CIA builds new drone base in Niger, lethal Libya mission may have been launched from it – report
Since February, the CIA have been developing a drone base in a tiny Niger town in the middle of the Sahara desert – which may have already been used to fly a lethal mission in southern Libya, the New York Times reports.
Located in the oasis town of Dirkou, the new base was built next to a civilian airport, growing into a large, wall-protected compound with five defensive positions surrounding the area, according to the newspaper. The rapid development can be seen on satellite images and has been confirmed by a report on the ground.
The base is operated by the CIA, the report said. It should not to be confused with the $110 million base in Agadez, located some 580km (360 miles) west and run by the Pentagon.
Americans who died in Niger: 4American soldiers stationed in Niger: 800Congressional votes on whether or not we should be at war in Niger: 0 https://t.co/EU0W3GAyZL
— Senator Rand Paul (@RandPaul) September 6, 2018
Dirkou’s location is close to the border with Libya, the nation that remains fractured after a NATO-backed uprising that toppled strongman Muammar Gaddafi in 2011. The southern desert part of Libya is awash with weapons smugglers and extremists, including Al Qaeda in the Islamic Maghreb, which operates across Algeria, Mali, Niger and Libya.
The US has been attacking suspected jihadists in the area since the last months of the Barack Obama administration, with President Donald Trump continuing the policy. The Pentagon has flown its missions from bases in Sicily and in Niamey, Niger’s capital. The Agadez base is expected to start launching lethal missions early next year.

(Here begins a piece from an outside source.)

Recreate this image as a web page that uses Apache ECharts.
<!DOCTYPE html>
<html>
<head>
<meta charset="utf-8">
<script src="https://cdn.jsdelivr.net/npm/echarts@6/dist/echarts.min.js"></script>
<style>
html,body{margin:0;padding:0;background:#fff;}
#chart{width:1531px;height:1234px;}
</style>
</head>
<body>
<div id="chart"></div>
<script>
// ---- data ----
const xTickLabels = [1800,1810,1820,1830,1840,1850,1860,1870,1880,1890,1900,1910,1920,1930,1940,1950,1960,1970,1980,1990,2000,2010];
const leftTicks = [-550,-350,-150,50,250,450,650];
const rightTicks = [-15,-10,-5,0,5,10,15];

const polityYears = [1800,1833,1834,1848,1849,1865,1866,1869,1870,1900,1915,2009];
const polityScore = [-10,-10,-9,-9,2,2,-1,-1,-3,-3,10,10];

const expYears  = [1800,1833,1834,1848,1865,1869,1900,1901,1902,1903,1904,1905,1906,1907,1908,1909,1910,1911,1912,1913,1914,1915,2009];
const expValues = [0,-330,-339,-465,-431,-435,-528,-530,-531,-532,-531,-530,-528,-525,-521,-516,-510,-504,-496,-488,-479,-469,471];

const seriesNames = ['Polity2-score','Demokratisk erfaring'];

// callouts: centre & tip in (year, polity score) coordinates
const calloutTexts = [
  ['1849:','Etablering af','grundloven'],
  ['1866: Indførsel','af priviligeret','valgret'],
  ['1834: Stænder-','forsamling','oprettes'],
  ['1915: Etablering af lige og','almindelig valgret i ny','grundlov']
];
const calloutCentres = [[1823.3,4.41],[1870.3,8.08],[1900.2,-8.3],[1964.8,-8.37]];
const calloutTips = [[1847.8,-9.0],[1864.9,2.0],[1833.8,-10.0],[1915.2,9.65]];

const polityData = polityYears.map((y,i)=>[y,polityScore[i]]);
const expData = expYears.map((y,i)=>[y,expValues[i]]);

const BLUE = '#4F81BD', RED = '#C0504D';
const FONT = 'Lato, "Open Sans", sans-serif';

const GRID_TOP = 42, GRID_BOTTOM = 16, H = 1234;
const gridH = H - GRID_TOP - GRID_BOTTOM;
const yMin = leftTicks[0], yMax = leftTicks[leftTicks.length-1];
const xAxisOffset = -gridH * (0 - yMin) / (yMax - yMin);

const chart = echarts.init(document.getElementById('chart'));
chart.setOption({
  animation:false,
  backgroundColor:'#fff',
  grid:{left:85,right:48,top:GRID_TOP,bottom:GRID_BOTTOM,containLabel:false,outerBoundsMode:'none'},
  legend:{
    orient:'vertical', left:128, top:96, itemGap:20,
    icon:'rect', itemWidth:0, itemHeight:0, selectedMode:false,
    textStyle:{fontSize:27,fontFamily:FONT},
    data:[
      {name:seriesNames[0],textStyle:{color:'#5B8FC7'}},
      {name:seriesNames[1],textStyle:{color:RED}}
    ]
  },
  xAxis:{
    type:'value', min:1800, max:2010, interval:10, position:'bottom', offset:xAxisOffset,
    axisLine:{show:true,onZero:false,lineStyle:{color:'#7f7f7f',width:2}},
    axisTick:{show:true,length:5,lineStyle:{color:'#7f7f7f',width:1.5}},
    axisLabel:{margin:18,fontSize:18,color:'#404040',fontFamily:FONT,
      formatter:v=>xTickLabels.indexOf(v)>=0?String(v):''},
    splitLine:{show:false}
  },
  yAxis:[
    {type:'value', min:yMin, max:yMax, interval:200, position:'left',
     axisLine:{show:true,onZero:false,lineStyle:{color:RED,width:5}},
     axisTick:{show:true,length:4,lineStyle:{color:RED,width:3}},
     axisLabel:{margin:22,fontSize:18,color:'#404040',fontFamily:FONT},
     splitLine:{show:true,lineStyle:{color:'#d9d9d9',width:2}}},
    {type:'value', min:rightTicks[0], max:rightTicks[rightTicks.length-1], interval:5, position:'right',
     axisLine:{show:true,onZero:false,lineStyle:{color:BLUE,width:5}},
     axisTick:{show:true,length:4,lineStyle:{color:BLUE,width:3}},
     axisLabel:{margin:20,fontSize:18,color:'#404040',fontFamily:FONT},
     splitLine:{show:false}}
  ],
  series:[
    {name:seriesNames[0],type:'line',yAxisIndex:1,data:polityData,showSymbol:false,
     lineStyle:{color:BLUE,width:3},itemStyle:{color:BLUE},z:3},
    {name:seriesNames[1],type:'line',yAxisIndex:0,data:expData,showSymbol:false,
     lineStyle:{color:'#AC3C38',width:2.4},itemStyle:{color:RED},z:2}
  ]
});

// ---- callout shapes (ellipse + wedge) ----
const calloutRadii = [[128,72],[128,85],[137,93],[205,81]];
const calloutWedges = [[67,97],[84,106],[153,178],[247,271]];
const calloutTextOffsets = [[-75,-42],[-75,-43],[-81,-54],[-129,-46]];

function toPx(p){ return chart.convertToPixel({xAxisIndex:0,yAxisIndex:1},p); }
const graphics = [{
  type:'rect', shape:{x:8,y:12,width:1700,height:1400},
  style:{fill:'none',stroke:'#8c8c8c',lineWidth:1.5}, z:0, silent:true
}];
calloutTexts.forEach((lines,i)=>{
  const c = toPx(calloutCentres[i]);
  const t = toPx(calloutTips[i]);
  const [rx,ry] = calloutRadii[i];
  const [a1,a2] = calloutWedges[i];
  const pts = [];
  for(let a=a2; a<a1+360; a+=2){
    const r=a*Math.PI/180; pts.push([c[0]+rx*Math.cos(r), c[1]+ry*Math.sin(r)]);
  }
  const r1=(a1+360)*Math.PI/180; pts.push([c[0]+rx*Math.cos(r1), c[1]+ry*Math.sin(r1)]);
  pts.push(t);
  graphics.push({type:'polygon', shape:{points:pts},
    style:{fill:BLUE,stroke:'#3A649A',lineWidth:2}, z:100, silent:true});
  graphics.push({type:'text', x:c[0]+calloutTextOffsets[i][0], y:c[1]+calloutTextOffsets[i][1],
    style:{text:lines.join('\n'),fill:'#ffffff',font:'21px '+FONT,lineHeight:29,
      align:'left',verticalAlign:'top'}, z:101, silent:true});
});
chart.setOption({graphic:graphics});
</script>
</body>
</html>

A Niger security official told The NY Times that the Dirkou base was used to launch a drone strike in Ubari, in southern Libya, on July 25. A US official denied this for the report, saying so far it has been used only for reconnaissance missions. But lethal missions would almost certainly come in the near future, the source said.

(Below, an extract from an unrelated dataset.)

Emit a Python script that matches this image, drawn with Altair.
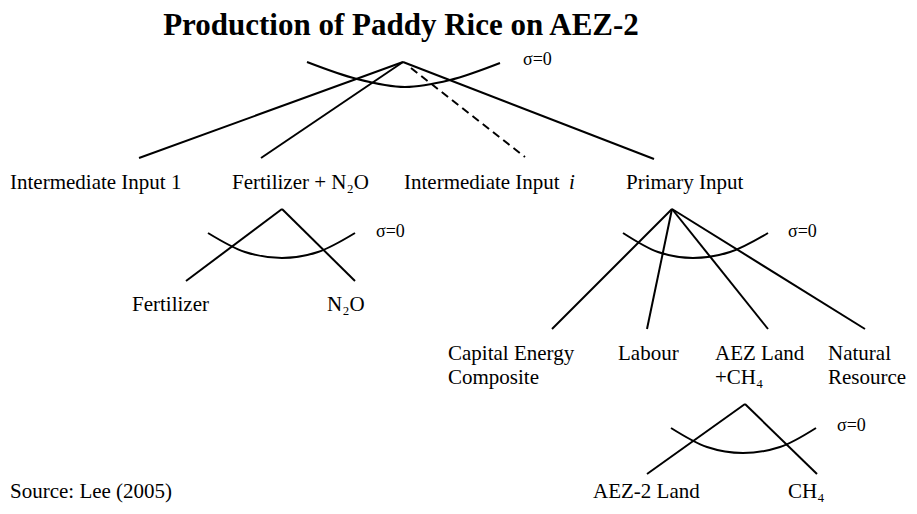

The NY Times says the base is a sign of a change of policy under Trump, who reversed the Obama-era effort to scale down CIA’s lethal drone program in favor of the Pentagon. Mike Pompeo, then-CIA director, reportedly convinced the president the spy agency had been needlessly constrained by his predecessor.

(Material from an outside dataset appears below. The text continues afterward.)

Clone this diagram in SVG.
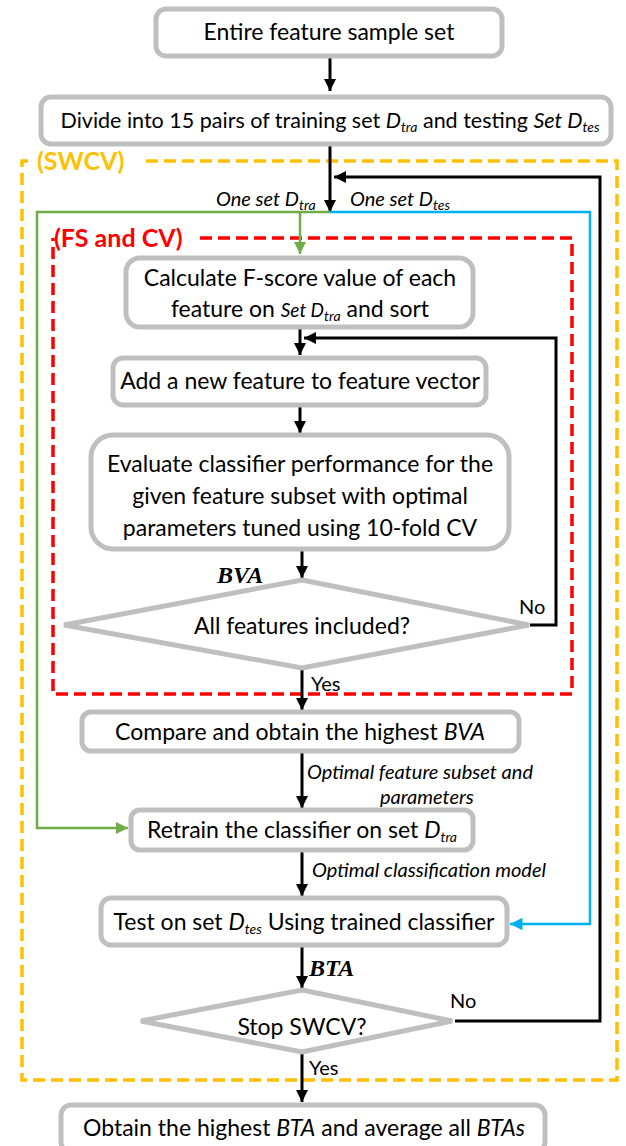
<svg xmlns="http://www.w3.org/2000/svg" width="626" height="1146" viewBox="0 0 626 1146">
  <style>
    .box { fill: #ffffff; stroke: #bfbfbf; stroke-width: 5; }
    .dia { fill: #ffffff; stroke: #bfbfbf; stroke-width: 5; }
    .t { font-family: Lato, "Open Sans", sans-serif; font-size: 23px; fill: #000000; text-anchor: middle; }
    .t.small { font-size: 21.5px; }
    .lbl { font-family: Lato, "Open Sans", sans-serif; font-size: 20px; font-style: italic; fill: #000000; }
    .yn { font-family: Lato, "Open Sans", sans-serif; font-size: 20px; fill: #000000; }
    .sub { font-size: 14px; font-style: italic; }
    .it { font-style: italic; }
    .serif { font-family: "Liberation Serif", serif; font-size: 24px; font-weight: bold; font-style: italic; fill: #000000; }
    .blk { fill: none; stroke: #000000; stroke-width: 3; }
    .grn { fill: none; stroke: #70ad47; stroke-width: 2.5; }
    .blu { fill: none; stroke: #00b0f0; stroke-width: 2.5; }
    .swcv { fill: none; stroke: #ffc000; stroke-width: 3.5; stroke-dasharray: 12 6; }
    .fscv { fill: none; stroke: #ff0000; stroke-width: 3.5; stroke-dasharray: 12 6; }
    .frame-lbl { font-family: Lato, "Open Sans", sans-serif; font-size: 25px; font-weight: bold; }
  </style>
  <defs>
    <marker id="ab" viewBox="0 0 10 10" refX="10" refY="5" markerWidth="4" markerHeight="4" markerUnits="strokeWidth" orient="auto">
      <path d="M0,0 L10,5 L0,10 z" fill="#000000"/>
    </marker>
    <marker id="ag" viewBox="0 0 10 10" refX="10" refY="5" markerWidth="5" markerHeight="5" markerUnits="strokeWidth" orient="auto">
      <path d="M0,0 L10,5 L0,10 z" fill="#70ad47"/>
    </marker>
    <marker id="ac" viewBox="0 0 10 10" refX="10" refY="5" markerWidth="5" markerHeight="5" markerUnits="strokeWidth" orient="auto">
      <path d="M0,0 L10,5 L0,10 z" fill="#00b0f0"/>
    </marker>
  </defs>

  <!-- dashed frames -->
  <g id="frame-swcv">
    <path class="swcv" d="M146,161 H617 V1080 H22 V161 H32"/>
    <text class="frame-lbl" x="37" y="170" fill="#ffc000">(SWCV)</text>
  </g>
  <g id="frame-fscv">
    <path class="fscv" d="M200,238 H572 V694 H53 V238"/>
    <text class="frame-lbl" x="54" y="247" fill="#ff0000">(FS and CV)</text>
  </g>

  <!-- connectors -->
  <g id="connectors">
    <line class="blk" x1="330" y1="57" x2="330" y2="91" marker-end="url(#ab)"/>
    <line class="blk" x1="330" y1="146" x2="330" y2="212" marker-end="url(#ab)"/>
    <path class="blk" d="M455,1021 H600 V177 H334" marker-end="url(#ab)"/>
    <path class="grn" d="M330,212 H37 V828 H128" marker-end="url(#ag)"/>
    <line class="grn" x1="300" y1="212" x2="300" y2="254" marker-end="url(#ag)"/>
    <path class="blu" d="M330,212 H590 V924 H510" marker-end="url(#ac)"/>
    <line class="blk" x1="300" y1="329" x2="300" y2="355" marker-end="url(#ab)"/>
    <path class="blk" d="M530,625 H556 V338 H304" marker-end="url(#ab)"/>
    <line class="blk" x1="300" y1="407" x2="300" y2="433" marker-end="url(#ab)"/>
    <line class="blk" x1="302" y1="551" x2="302" y2="578" marker-end="url(#ab)"/>
    <line class="blk" x1="302" y1="668" x2="302" y2="710" marker-end="url(#ab)"/>
    <line class="blk" x1="302" y1="752" x2="302" y2="808" marker-end="url(#ab)"/>
    <line class="blk" x1="302" y1="852" x2="302" y2="896" marker-end="url(#ab)"/>
    <line class="blk" x1="302" y1="947" x2="302" y2="988" marker-end="url(#ab)"/>
    <line class="blk" x1="302" y1="1054" x2="302" y2="1102" marker-end="url(#ab)"/>

    <text class="lbl" x="216" y="206">One set D<tspan class="sub" dy="4">tra</tspan></text>
    <text class="lbl" x="350" y="206">One set D<tspan class="sub" dy="4">tes</tspan></text>
    <text class="serif" x="217" y="583">BVA</text>
    <text class="yn" x="519" y="614">No</text>
    <text class="yn" x="311" y="691">Yes</text>
    <text class="lbl" x="307" y="779">Optimal feature subset and</text>
    <text class="lbl" x="380" y="804">parameters</text>
    <text class="lbl" x="312" y="877">Optimal classification model</text>
    <text class="serif" x="309" y="976">BTA</text>
    <text class="yn" x="450" y="1008">No</text>
    <text class="yn" x="309" y="1075">Yes</text>
  </g>

  <!-- nodes -->
  <g id="n-entire">
    <rect class="box" x="156" y="9" width="346" height="47" rx="10"/>
    <text class="t" x="329" y="40">Entire feature sample set</text>
  </g>
  <g id="n-divide">
    <rect class="box" x="41" y="97" width="570" height="47" rx="10"/>
    <text class="t small" x="330" y="128">Divide into 15 pairs of training set <tspan class="it">D</tspan><tspan class="sub" dy="4">tra</tspan><tspan dy="-4"> and testing </tspan><tspan class="it">Set D</tspan><tspan class="sub" dy="4">tes</tspan></text>
  </g>
  <g id="n-fscore">
    <rect class="box" x="126" y="258" width="347" height="69" rx="14"/>
    <text class="t" x="300" y="286">Calculate F-score value of each</text>
    <text class="t" x="300" y="317">feature on <tspan class="it" font-size="19">Set D</tspan><tspan class="sub" dy="4">tra</tspan><tspan dy="-4"> and sort</tspan></text>
  </g>
  <g id="n-add">
    <rect class="box" x="113" y="358" width="373" height="47" rx="10"/>
    <text class="t" x="300" y="389">Add a new feature to feature vector</text>
  </g>
  <g id="n-eval">
    <rect class="box" x="91" y="435" width="418" height="114" rx="22"/>
    <text class="t" x="300" y="472">Evaluate classifier performance for the</text>
    <text class="t" x="300" y="504">given feature subset with optimal</text>
    <text class="t" x="300" y="536">parameters tuned using 10-fold CV</text>
  </g>
  <g id="n-allincl">
    <polygon class="dia" points="302,580 529,625 302,668 64,625"/>
    <text class="t" x="302" y="634">All features included?</text>
  </g>
  <g id="n-compare">
    <rect class="box" x="82" y="712" width="437" height="39" rx="9"/>
    <text class="t" x="300" y="740">Compare and obtain the highest <tspan class="it">BVA</tspan></text>
  </g>
  <g id="n-retrain">
    <rect class="box" x="131" y="810" width="342" height="40" rx="9"/>
    <text class="t" x="302" y="838">Retrain the classifier on set <tspan class="it">D</tspan><tspan class="sub" dy="4">tra</tspan></text>
  </g>
  <g id="n-test">
    <rect class="box" x="101" y="898" width="406" height="47" rx="10"/>
    <text class="t" x="304" y="930">Test on set <tspan class="it">D</tspan><tspan class="sub" dy="4">tes</tspan><tspan dy="-4"> Using trained classifier</tspan></text>
  </g>
  <g id="n-stop">
    <polygon class="dia" points="302,990 452,1021 302,1052 141,1021"/>
    <text class="t" x="302" y="1035">Stop SWCV?</text>
  </g>
  <g id="n-final">
    <rect class="box" x="61" y="1105" width="484" height="47" rx="10"/>
    <text class="t" x="304" y="1136">Obtain the highest <tspan class="it">BTA</tspan> and average all <tspan class="it">BTAs</tspan></text>
  </g>
</svg>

The Dirkou site was apparently subsequently handed over from the Pentagon to the CIA. The military used to operate a base at the town’s airport for several months, but didn’t fly drone missions from it. The Pentagon also stationed Green Berets in Dirkou at a site separate from the CIA’s drone base, but has withdrawn them in the wake of the deadly ambush on US troops in the village of Tongo Tongo in October 2017.